(Code that draws figures)

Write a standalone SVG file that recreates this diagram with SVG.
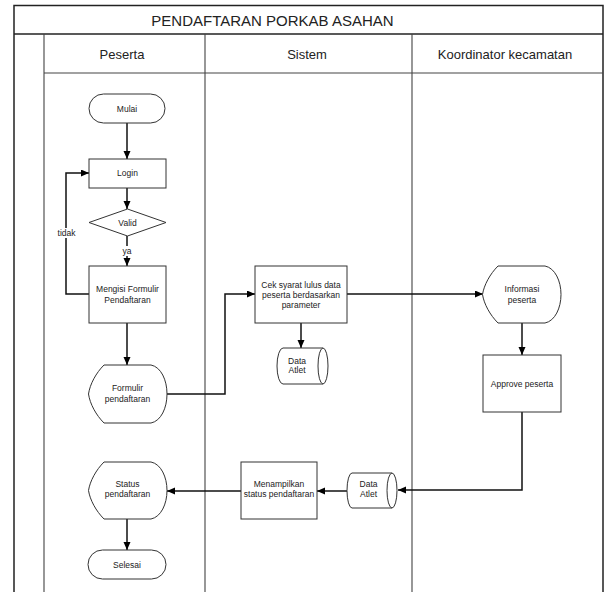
<svg xmlns="http://www.w3.org/2000/svg" width="606" height="592" viewBox="0 0 606 592">
<defs>
<marker id="arr" markerUnits="userSpaceOnUse" markerWidth="9" markerHeight="8" refX="8" refY="3.5" orient="auto">
<path d="M0,0 L8,3.5 L0,7 Z" fill="#000"/>
</marker>
<style>
.frame{fill:none;stroke:#222;stroke-width:1.5}
.lane{fill:none;stroke:#444;stroke-width:1.1}
.shape{fill:#fff;stroke:#333;stroke-width:1}
.con{fill:none;stroke:#111;stroke-width:1.5;marker-end:url(#arr)}
.t{font-family:"Liberation Sans",Arial,sans-serif;font-size:8.5px;fill:#222;text-anchor:middle}
.h{font-family:"Liberation Sans",Arial,sans-serif;font-size:13px;fill:#222;text-anchor:middle}
.ttl{font-family:"Liberation Sans",Arial,sans-serif;font-size:15px;fill:#222;text-anchor:middle}
</style>
</defs>
<rect width="606" height="592" fill="#fff"/>
<g id="pool">
<path class="frame" d="M14,600 V5.5 H603 V600"/>
<path class="frame" d="M14,34 H603"/>
<path class="lane" d="M44,34 V600 M205,34 V600 M412,34 V600 M44,73 H603"/>
<text class="ttl" x="272.5" y="26">PENDAFTARAN PORKAB ASAHAN</text>
<text class="h" x="122" y="58.5">Peserta</text>
<text class="h" x="307" y="58.5">Sistem</text>
<text class="h" x="505" y="58.5">Koordinator kecamatan</text>
</g>
<g id="connectors">
<path class="con" d="M127,123 V159"/>
<path class="con" d="M127,188 V209"/>
<path class="con" d="M127,236 V266"/>
<path class="con" d="M89,294 H66 V173 H89"/>
<path class="con" d="M127,323 V365"/>
<path class="con" d="M167,394 H225 V294 H255"/>
<path class="con" d="M301,323 V348"/>
<path class="con" d="M347,294 H483"/>
<path class="con" d="M522,323 V355"/>
<path class="con" d="M522,412 V490 H398"/>
<path class="con" d="M347,491 H317"/>
<path class="con" d="M241,491 H167"/>
<path class="con" d="M127,519 V550"/>
<rect x="55" y="228" width="23" height="10" fill="#fff"/>
<text class="t" x="66.5" y="236">tidak</text>
<rect x="121" y="246" width="12" height="10" fill="#fff"/>
<text class="t" x="127" y="253.5">ya</text>
</g>
<g id="mulai">
<rect class="shape" x="89" y="94" width="76" height="29" rx="14.5"/>
<text class="t" x="127" y="112">Mulai</text>
</g>
<g id="login">
<rect class="shape" x="89" y="159" width="77" height="29"/>
<text class="t" x="127.5" y="176">Login</text>
</g>
<g id="valid">
<path class="shape" d="M127.5,209 L166,222.5 L127.5,236 L89,222.5 Z"/>
<text class="t" x="127.5" y="225.5">Valid</text>
</g>
<g id="mengisi">
<rect class="shape" x="89" y="266" width="77" height="57"/>
<text class="t" x="127.5" y="292.3">Mengisi Formulir</text>
<text class="t" x="127.5" y="303">Pendaftaran</text>
</g>
<g id="formulir">
<path class="shape" d="M104,365 L151,365 C161,367 167,380 167,394 C167,408 161,421 151,423 L104,423 C96,415 90,404 88.5,394 C90,384 96,373 104,365 Z"/>
<text class="t" x="127.5" y="391.3">Formulir</text>
<text class="t" x="127.5" y="402.3">pendaftaran</text>
</g>
<g id="status">
<path class="shape" d="M104,462 L151,462 C161,464 167,477 167,490.5 C167,504 161,517 151,519 L104,519 C96,511 90,500 88.5,490.5 C90,481 96,470 104,462 Z"/>
<text class="t" x="127.5" y="487.3">Status</text>
<text class="t" x="127.5" y="497.3">pendaftaran</text>
</g>
<g id="selesai">
<rect class="shape" x="88" y="550" width="78" height="29" rx="14.5"/>
<text class="t" x="127" y="567.5">Selesai</text>
</g>
<g id="cek">
<rect class="shape" x="255" y="266" width="92" height="57"/>
<text class="t" x="301" y="287.5">Cek syarat lulus data</text>
<text class="t" x="301" y="297.8">peserta berdasarkan</text>
<text class="t" x="301" y="308">parameter</text>
</g>
<g id="data-atlet-1">
<path class="shape" d="M283,348 L323,348 A5,18 0 0 1 323,384 L283,384 A6,18 0 0 1 283,348 Z"/>
<path class="shape" d="M323,348 A5,18 0 0 0 323,384"/>
<text class="t" x="297" y="363.7">Data</text>
<text class="t" x="297" y="373">Atlet</text>
</g>
<g id="informasi">
<path class="shape" d="M498,266 L545,266 C555,268 561,281 561,294.5 C561,308 555,321 545,323 L498,323 C490,315 484,304 482.5,294.5 C484,285 490,274 498,266 Z"/>
<text class="t" x="522" y="292">Informasi</text>
<text class="t" x="522" y="303">peserta</text>
</g>
<g id="approve">
<rect class="shape" x="483" y="355" width="78" height="57"/>
<text class="t" x="522" y="386.5">Approve peserta</text>
</g>
<g id="data-atlet-2">
<path class="shape" d="M352,473 L392,473 A5,17.5 0 0 1 392,508 L352,508 A5,17.5 0 0 1 352,473 Z"/>
<path class="shape" d="M392,473 A5,17.5 0 0 0 392,508"/>
<text class="t" x="368.5" y="487.3">Data</text>
<text class="t" x="368.5" y="497.3">Atlet</text>
</g>
<g id="menampilkan">
<rect class="shape" x="241" y="462" width="76" height="57"/>
<text class="t" x="279" y="487.3">Menampilkan</text>
<text class="t" x="279" y="497.3">status pendaftaran</text>
</g>
</svg>
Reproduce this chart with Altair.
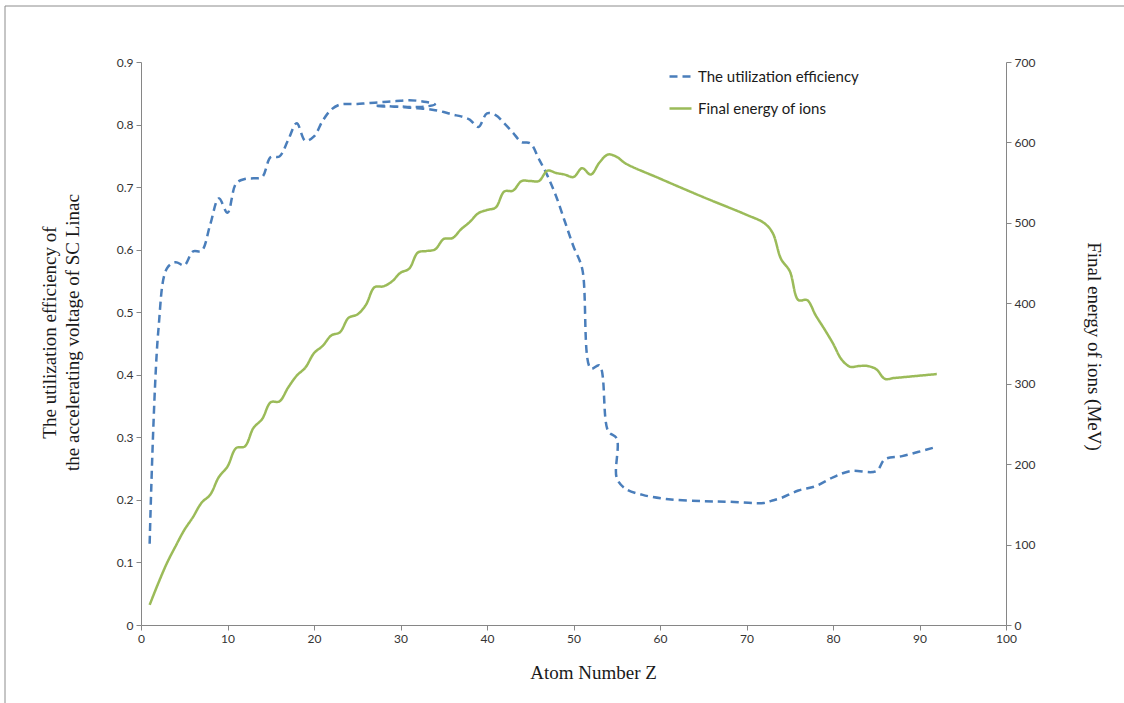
import altair as alt
import pandas as pd

# ---------------- data ----------------
eff_z = [1, 2, 3, 4, 5, 6, 7, 8, 9, 10, 11, 12, 13, 14, 15, 16, 17, 18, 19, 20,
         21, 22, 23, 24, 25, 26, 27, 28, 29, 30, 31, 32, 33, 34,
         33, 32, 31, 30, 29, 28, 27,
         28, 29, 30, 31, 32, 33, 34, 35, 36, 37, 38, 39, 40, 41, 42, 43, 44, 45,
         46, 47, 48, 49, 50, 51, 52, 53, 54, 55, 55, 56, 58, 61, 65, 68, 72, 73,
         74, 76, 78, 80, 82, 85, 86, 88, 92]
eff_val = [0.13, 0.47, 0.57, 0.58, 0.575, 0.597, 0.598, 0.64, 0.682, 0.659,
           0.706, 0.713, 0.714, 0.716, 0.748, 0.749, 0.775, 0.802, 0.774, 0.781,
           0.806, 0.824, 0.832, 0.833, 0.833, 0.834, 0.835, 0.836, 0.837, 0.838,
           0.839, 0.838, 0.836, 0.832,
           0.829, 0.828, 0.828, 0.829, 0.829, 0.830, 0.830,
           0.829, 0.829, 0.828, 0.827, 0.826, 0.825, 0.823, 0.82, 0.816, 0.813,
           0.808, 0.796, 0.818, 0.815, 0.802, 0.787, 0.772, 0.77,
           0.745, 0.718, 0.685, 0.645, 0.605, 0.57, 0.41, 0.415, 0.31, 0.298,
           0.235, 0.218, 0.208, 0.201, 0.198, 0.197, 0.195, 0.199,
           0.203, 0.215, 0.222, 0.236, 0.246, 0.246, 0.265, 0.27, 0.285]

energy_z = list(range(1, 57)) + [60, 65, 70, 72, 73, 74, 75, 76, 77, 78, 79, 80,
                                  81, 82, 83, 84, 85, 86, 87, 88, 92]
energy_val = [25, 52, 77, 98, 118, 134, 152, 162, 184, 197, 220, 222, 245, 256,
              277, 278, 295, 310, 320, 338, 347, 360, 364, 382, 386, 398, 420,
              421, 427, 438, 443, 463, 465, 467, 480, 481, 492, 501, 512, 516,
              519, 539, 540, 552, 552, 552, 565, 562, 560, 557, 568, 560, 575,
              585, 582, 574, 555, 532, 510, 500, 488, 455, 440, 404, 404, 385,
              368, 350, 330, 321, 322, 322, 318, 306, 307, 308, 312]

series_names = ["The utilization efficiency", "Final energy of ions"]
series_colors = ["#4A7EBB", "#9BBB59"]
series_dash = [[8, 5], [1, 0]]

x_ticks = list(range(0, 101, 10))
left_ticks = [0, 0.1, 0.2, 0.3, 0.4, 0.5, 0.6, 0.7, 0.8, 0.9]
right_ticks = list(range(0, 701, 100))

eff_df = pd.DataFrame({"Z": eff_z, "value": eff_val,
                       "order": list(range(len(eff_z))),
                       "series": series_names[0]})
en_df = pd.DataFrame({"Z": energy_z, "value": energy_val,
                      "order": list(range(len(energy_z))),
                      "series": series_names[1]})

W, H = 865, 563
serif = "Liberation Serif"
sans = "Lato"
axis_grey = "#868686"


def make_legend():
    return alt.Legend(title=None, orient="none", legendX=527, legendY=2,
                      symbolType="stroke", symbolSize=484,
                      symbolStrokeWidth=2.5, labelFont=sans, labelFontSize=15,
                      labelColor="#1a1a1a", rowPadding=11, labelOffset=5,
                      labelLimit=0)


color_enc = alt.Color("series:N",
                      scale=alt.Scale(domain=series_names, range=series_colors),
                      legend=make_legend())
dash_enc = alt.StrokeDash("series:N",
                          scale=alt.Scale(domain=series_names, range=series_dash),
                          legend=make_legend())

x_enc = alt.X("Z:Q", scale=alt.Scale(domain=[0, 100], nice=False),
              axis=alt.Axis(values=x_ticks, title="Atom Number Z",
                            labelFlush=False,
                            titleX=452, titleY=53, titleBaseline="alphabetic",
                            titleAlign="center"))

eff_line = alt.Chart(eff_df).mark_line(
    interpolate="catmull-rom", strokeWidth=2.5
).encode(
    x=x_enc,
    y=alt.Y("value:Q", scale=alt.Scale(domain=[0, 0.9], nice=False),
            axis=alt.Axis(values=left_ticks, format=".1~f",
                          title=["The utilization efficiency of",
                                 "the accelerating voltage of SC Linac"],
                          titleX=-92, titleY=270, titleAlign="center",
                          titleBaseline="middle", titleLineHeight=23)),
    order="order:Q",
    color=color_enc,
    strokeDash=dash_enc,
)

en_line = alt.Chart(en_df).mark_line(
    interpolate="catmull-rom", strokeWidth=2.5
).encode(
    x=alt.X("Z:Q", scale=alt.Scale(domain=[0, 100], nice=False)),
    y=alt.Y("value:Q", scale=alt.Scale(domain=[0, 700], nice=False),
            axis=alt.Axis(values=right_ticks, orient="right",
                          title="Final energy of ions (MeV)",
                          titleX=87, titleY=284, titleAlign="center",
                          titleBaseline="middle")),
    order="order:Q",
    color=color_enc,
    strokeDash=dash_enc,
)

frame = alt.Chart(pd.DataFrame({"a": [0]})).mark_rect(
    fill="transparent", stroke="#8c8c8c", strokeWidth=1
).encode(
    x=alt.value(-136), x2=alt.value(W + 140),
    y=alt.value(-56), y2=alt.value(H + 100),
)

chart = alt.layer(frame, eff_line, en_line).resolve_scale(
    y="independent"
).properties(
    width=W, height=H,
    autosize=alt.AutoSizeParams(type="none"),
    padding={"left": 141, "top": 62, "right": 118, "bottom": 78},
    background="white",
).configure_view(
    stroke=None
).configure_axis(
    grid=False,
    domainColor=axis_grey,
    tickColor=axis_grey,
    tickSize=5,
    labelFont=sans,
    labelFontSize=12,
    labelColor="#333333",
    labelPadding=3,
    titleFont=serif,
    titleFontSize=19,
    titleFontWeight="normal",
    titleColor="#1a1a1a",
)

chart.save("out.html", embed_options={"renderer": "svg", "actions": False})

* _EXERCISE DIRECTIONS_: List all lines in the material containing the string "with".

* _CORRECT RESPONSE_:
Write a standalone SVG file that recreates this diagram with SVG.
Reproduce this chart with Altair.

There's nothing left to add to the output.